Locke looks like he's writing clearly. I'm not kidding about diagramming his sentences; I did several and found that many of them are deeply syntactically flawed and structurally ambiguous. It's sort of hypnotic, reading him, because you're pretty sure you know what he means, but the prose itself is a total wreck.
There are reasons for this, of course, in that he's breaking from the clean scholastic prose of the Renaissance, but damn, it's a mess.
I have described Locke's writing process as writing a run-on sentence, throwing a handful of commas at the page, and italicizing random words.
He was writing quickly. With the threat of a Catholic ascending the throne, he had to convince his fellow Whigs to throw off the yoke of Papist tyranny.
As shrill as he could be and keep his head, but the slide into the extended metaphor is still kinda funny.

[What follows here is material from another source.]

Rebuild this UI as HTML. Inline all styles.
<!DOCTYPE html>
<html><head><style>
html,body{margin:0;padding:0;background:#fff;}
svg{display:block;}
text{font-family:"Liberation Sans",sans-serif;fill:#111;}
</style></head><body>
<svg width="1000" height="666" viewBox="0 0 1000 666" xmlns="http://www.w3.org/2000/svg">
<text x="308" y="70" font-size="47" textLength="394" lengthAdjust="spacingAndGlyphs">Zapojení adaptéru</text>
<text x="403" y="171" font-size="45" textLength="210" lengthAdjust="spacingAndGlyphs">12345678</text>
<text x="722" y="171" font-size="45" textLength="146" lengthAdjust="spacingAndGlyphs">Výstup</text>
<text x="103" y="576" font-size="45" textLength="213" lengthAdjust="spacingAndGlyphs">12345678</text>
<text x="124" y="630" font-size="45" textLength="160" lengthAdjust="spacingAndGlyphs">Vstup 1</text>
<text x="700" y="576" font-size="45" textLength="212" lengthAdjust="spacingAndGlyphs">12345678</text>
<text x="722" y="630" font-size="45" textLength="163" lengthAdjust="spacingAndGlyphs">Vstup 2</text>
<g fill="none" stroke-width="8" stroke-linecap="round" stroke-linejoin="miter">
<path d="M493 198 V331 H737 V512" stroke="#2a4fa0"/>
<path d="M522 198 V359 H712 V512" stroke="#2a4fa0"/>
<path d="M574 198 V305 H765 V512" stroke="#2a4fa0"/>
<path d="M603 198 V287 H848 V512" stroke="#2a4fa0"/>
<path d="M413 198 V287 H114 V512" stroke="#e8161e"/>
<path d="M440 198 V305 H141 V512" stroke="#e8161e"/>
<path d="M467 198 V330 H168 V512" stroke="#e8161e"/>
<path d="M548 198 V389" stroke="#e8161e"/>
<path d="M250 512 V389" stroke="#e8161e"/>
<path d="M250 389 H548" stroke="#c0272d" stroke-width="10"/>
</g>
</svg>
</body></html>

I'm not sure if the post is about Locke or about mutiny. Guess which I'd prefer.
That's what I love about Locke--everything ends up resting on metaphors. So awesome.
OT, but I think w-lfs-n would like today's xkcd.
Um, Kant? Hegel?
Fuck, go for the jugular: Lacan???
Just yesterday, I was in my local used bookstore, and I spotted a copy of Ecrits. I glaced through it -- not quite as incomprehensible as I'd been expecting.

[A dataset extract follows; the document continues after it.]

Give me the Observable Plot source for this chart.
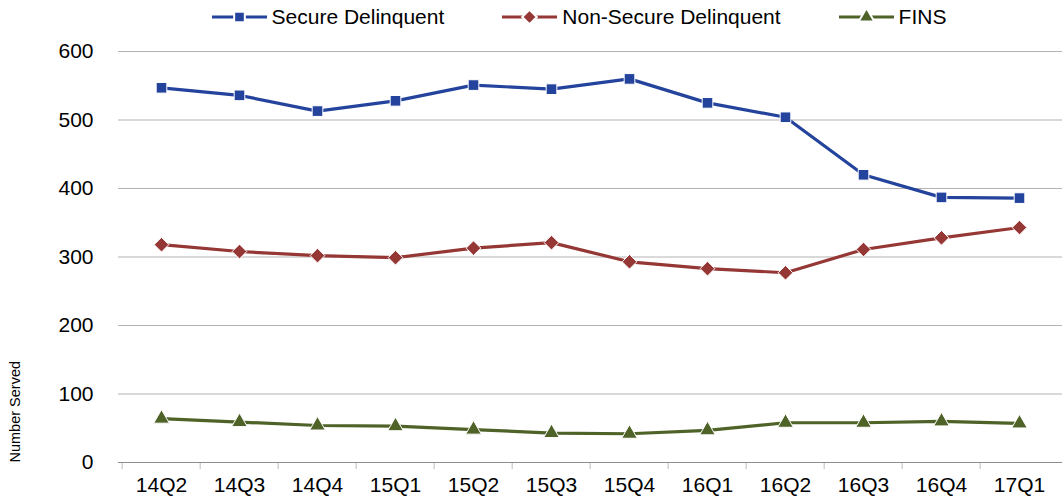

That's what I love about Locke--everything ends up resting on metaphors. So awesome.
But it's not a metaphor, it's a simile, and nothing rests on it.
OK, OK, but otherwise she was right. That was one thing about Locke.

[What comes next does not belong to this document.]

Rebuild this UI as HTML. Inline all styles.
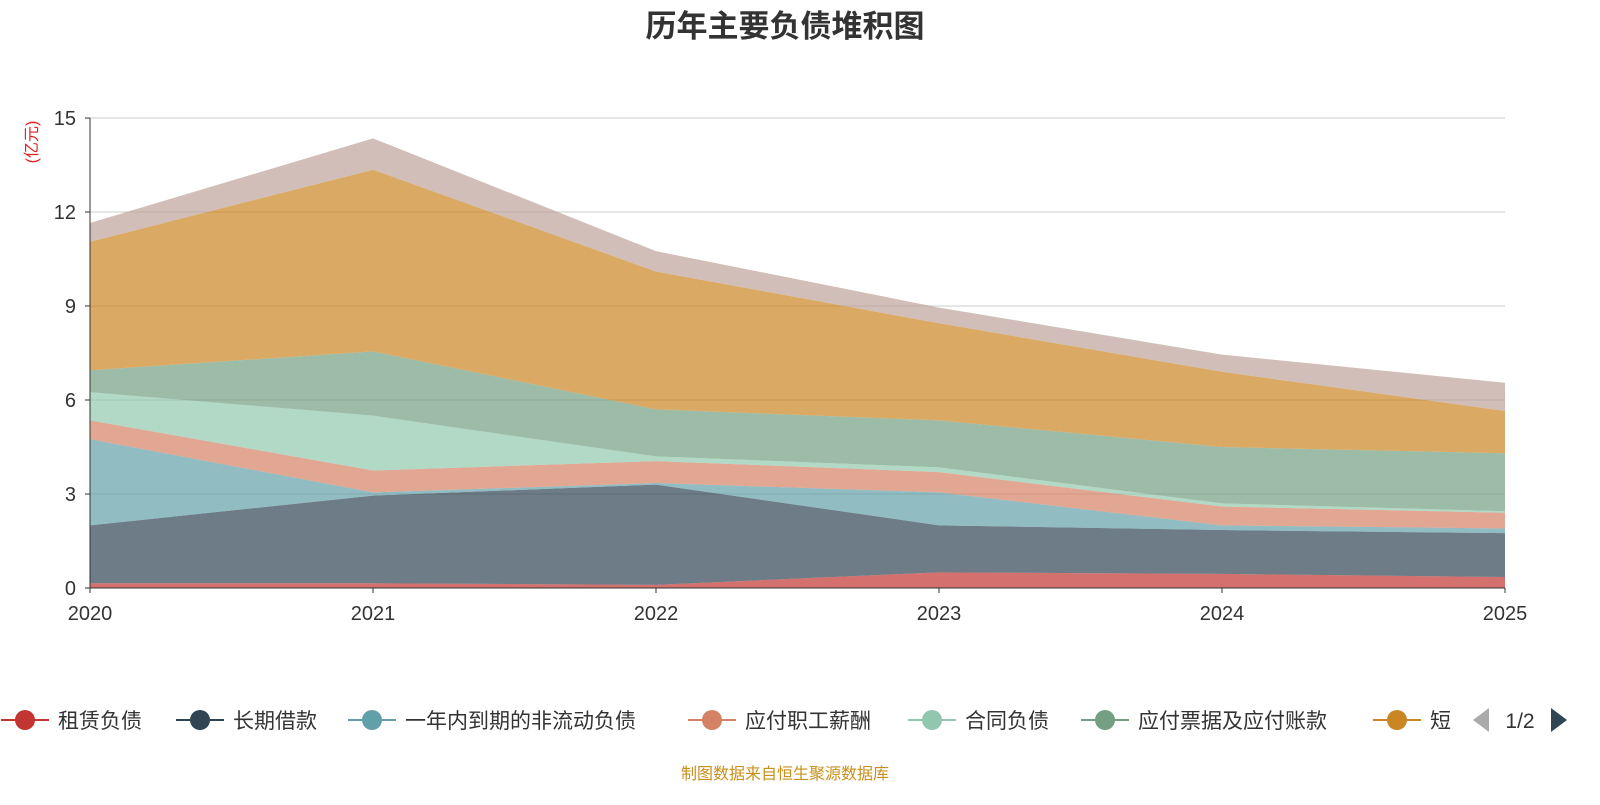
<!DOCTYPE html>
<html><head><meta charset="utf-8"><style>
body{margin:0;background:#fff;font-family:"Liberation Sans","Noto Sans CJK SC",sans-serif;}
</style></head><body>
<svg width="1600" height="800" xmlns="http://www.w3.org/2000/svg" font-family="Liberation Sans, Noto Sans CJK SC, sans-serif">
<text x="785" y="37" text-anchor="middle" font-size="31" font-weight="bold" fill="#333">历年主要负债堆积图</text>
<text transform="translate(37,142) rotate(-90)" text-anchor="middle" font-size="16" fill="#e02020">(亿元)</text>
<g id="grid"></g><g id="areas"></g><g id="axes"></g><g id="legend"></g>
<text x="785" y="779" text-anchor="middle" font-size="16" fill="#c8901a">制图数据来自恒生聚源数据库</text>
</svg>
<script>
const years=['2020','2021','2022','2023','2024','2025'];
const seriesNames=['租赁负债','长期借款','一年内到期的非流动负债','应付职工薪酬','合同负债','应付票据及应付账款','短期借款','其他'];
const rent=[0.15,0.15,0.1,0.5,0.45,0.35];
const longLoan=[1.85,2.8,3.2,1.5,1.4,1.4];
const currentNonCur=[2.75,0.1,0.05,1.05,0.15,0.15];
const payroll=[0.6,0.7,0.7,0.65,0.6,0.5];
const contract=[0.9,1.75,0.15,0.15,0.1,0.05];
const payable=[0.7,2.05,1.5,1.5,1.8,1.85];
const shortLoan=[4.1,5.8,4.4,3.1,2.4,1.35];
const other=[0.6,1.0,0.65,0.5,0.55,0.9];
const yTicks=[0,3,6,9,12,15];
const data=[rent,longLoan,currentNonCur,payroll,contract,payable,shortLoan,other];
const colors=['#c23531','#2f4554','#61a0a8','#d48265','#91c7ae','#749f83','#ca8622','#bda29a'];
const NS='http://www.w3.org/2000/svg';
const x0=90,x1=1505,y0=588,y1=118,yMax=15;
const X=i=>x0+(x1-x0)*i/(years.length-1);
const Y=v=>y0-(y0-y1)*v/yMax;
function mk(t,a,p){const e=document.createElementNS(NS,t);for(const k in a)e.setAttribute(k,a[k]);p.appendChild(e);return e;}
const grid=document.getElementById('grid'),areas=document.getElementById('areas'),axes=document.getElementById('axes'),leg=document.getElementById('legend');
yTicks.forEach(v=>{
 if(v>0){const l=mk('line',{x1:x0,x2:x1,y1:Y(v),y2:Y(v),stroke:'#ccc'},grid);
 
 }
 const t=mk('text',{x:x0-14,y:Y(v)+7,'text-anchor':'end','font-size':20,fill:'#333'},axes);t.textContent=v;
 
 
 mk('line',{x1:x0-5,x2:x0,y1:Y(v),y2:Y(v),stroke:'#333'},axes);
});
let base=years.map(()=>0);
data.forEach((s,k)=>{
 const top=base.map((b,i)=>b+s[i]);
 let d='M'+top.map((v,i)=>X(i)+','+Y(v)).join('L');
 for(let i=years.length-1;i>=0;i--)d+='L'+X(i)+','+Y(base[i]);
 const p=mk('path',{d:d+'Z',fill:colors[k],'fill-opacity':0.7},areas);
 
 
 base=top;
});
mk('line',{x1:x0,x2:x0,y1:y1,y2:y0,stroke:'#333'},axes);
mk('line',{x1:x0,x2:x1,y1:y0,y2:y0,stroke:'#333'},axes);
years.forEach((yr,i)=>{
 mk('line',{x1:X(i),x2:X(i),y1:y0,y2:y0+5,stroke:'#333'},axes);
 const t=mk('text',{x:X(i),y:y0+32,'text-anchor':'middle','font-size':20,fill:'#333'},axes);t.textContent=yr;
 
 
});
const lx=[25,200,372,712,932,1105,1397];
for(let k=0;k<7;k++){
 const g=mk('g',{},leg);
 
 
 mk('line',{x1:lx[k]-24,x2:lx[k]+24,y1:720,y2:720,stroke:colors[k],'stroke-width':2},g);
 mk('circle',{cx:lx[k],cy:720,r:10,fill:colors[k]},g);
 const t=mk('text',{x:lx[k]+33,y:728,'font-size':21,fill:'#333'},g);t.textContent=k==6?'短':seriesNames[k];
}
const pv=mk('path',{d:'M1489,708L1489,732L1473,720Z',fill:'#aaa'},leg);


const pt=mk('text',{x:1520,y:728,'text-anchor':'middle','font-size':21,fill:'#333'},leg);pt.textContent='1/2';


const nx=mk('path',{d:'M1551,708L1551,732L1567,720Z',fill:'#2f4554'},leg);


</script>
</body></html>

19: A simile, my darling, is a form of metaphor.
It's true that some rhetoricians have thought that, B, but they're wrong. Tell it to the marines and see how far you get.
I presume the use of Algiers is intentional? A reference to Barbary pirates and slavery? Which would have been in full-swing in Locke's time.
The captain of ship carrying the passengers into slavery and despotism, etc.
I've always meant to look at Locke's original notebooks to see how his prose is there and whether it's as convoluted as the published work. When I'm reading enough 17th/18th century prose the rhythm of it gets quite natural and it begins to read more or less like modern English but if it's been a while, I struggle.
27.1-2 Your presumption is correct.
21:Simile and metaphor are different beasts. A simile evokes a specific similarity; a metaphor implies a broader relationship.e.g. Bitch is as unpredictable as a summer's day(simile). Shakespeare's bit: metaphor.
I think perhaps it's neither metaphor nor simile. He's not saying that the state is like a ship, or is a ship, carrying citizens to ruin through its peccancy, he's saying that the slave trade has so many traits in common with the process of the amalgamation of political power that one can be substituted for the other in thought with only an improvement in one's understanding of the situation at hand. It's metonymy.
Allegory, almost.
Paging Benito Cereno! We'd like to rewrite your story, except with a blackamoor playing you and a bunch of honkies playing the evil slaves.
All are tropes. At least no one has tried to claim analogy.
Benito Cereno as King George III*. Was Melville (grandson of a revolutionary war hero) subtly calling the American Revolution into question?
* Locke's conspiracy theory here is mimicked in the Declaration of Independence. I don't know which George, Charles, or James Locke was talking about.
I thought this was going to be about Lost - bummer. I lost interest by the first parenthesis. I tried again two more times but never made it past the midway point.
You are what is wrong with the present age, blortch.
re: 32
I presume he had James II [and VII] in mind.
not quite as incomprehensible as I'd been expecting.
You were just happy it didn't read like Tender Buttons.